Marrana, despanzurrada en la  cochinera, mostrando sus grandes ubres de las que todos los cochines quieren sacar mamada. Y les encanta  no desde ayer, desde el huésped de El Pardo, ni desde Felipe, el de la chaqueta de pana, sino del otro, de Felipe,  el tenebroso, el del Escorial, por lo menos. Les encanta sentirse copropietarios de una marrana grande que alimente a todos.

No le importa perder al español cañí, cada año, los ingresos de siete meses de su esfuerzo laboral en pagar el forraje  de su incansable gorrino, traga que traga, engorda que engorda. Eso es lo que nos lleva en impuestos, directos e indirectos, centrales y autonómicos, el recaudador del Estado. 

Alimentar el Estado es pagar sobre todo a sus funcionarios, es decir a los vaqueros del establo: una casta laboral de contrastada incompetencia, absentismo y soberbia, de efecto devastador en el tejido económico, uncidos a la vaca sagrada por doble conducto; el simple padrinazgo de algún capataz del andamio administrativo  con proceso inducido: primero laboral, luego, interino; finalmente, titulada, definitivo, eterno. Por otro, ganando la plaza en dura competencia por simple almacenaje de megabytes de información inútil para su quehacer futuro pero que sirven para poner un adjetivo a su valía. 

Luego, con la gabela injustificada de su empleo indestructible, como torre almenada, y el sólido amarre del puerto sindical, se trasforman en guardias penates de la inoperancia pública.

Se hacen arrogantes, manirrotos cuando administran dineros públicos, impuntuales, absentistas del cafelito a cualquier hora, hacer la compra y recoger a los niños, improductivos.

La navaja del monipodio público le protege del despido improcedente, las eres temporales y otras catástrofes de la galaxia privada. En ella durarían menos que un grano de trigo en la boca del hormiguero

Lidiar con  funcionario es más duro que doblar el cuello a un miura. Te espera acomodado en su silla imperial, tras la adormecida pantalla, y ya solo al mirarte te perdona la vida. Si está de humor se pondrá en marcha como un gozne oxidado. Si no lo está te ladrará con desgana, apenas enseñando el colmillo. para que no eches a correr pero que conozcas el terreno.

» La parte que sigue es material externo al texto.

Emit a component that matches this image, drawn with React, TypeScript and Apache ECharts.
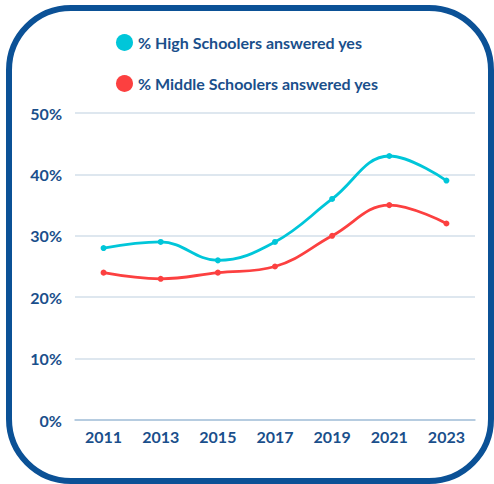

Falta de esto, sobra de aquello, no entiendes ni la mitad pero no te atrevas a rechistar porque su disgusto te obligaría aguardar veinte colas más, a presentar otras tres docenas de papeles, a pedir tres cientos de citas mas, a doblar la sanción quizás. 

Ya no se lleva el vuelva usted mañana del pobre Larra, ahora la despedida está automatizada, como todo en la Edad Digital.

Descolgando el teléfono o ni levantándolo tan  siquiera, sin miramientos ni disculpas.

El pii.. pii.. pii.. clama en mitad del océano de tu tímpano. Es la lúgubre sirena del barco atrapado en el sargazo burocrático.

La inútil llamada de auxilio a la fortaleza inexpugnable donde la Hidra sigue hipnotizando todo cuanto mira, ajena a todo bullicio, a toda contrariedad.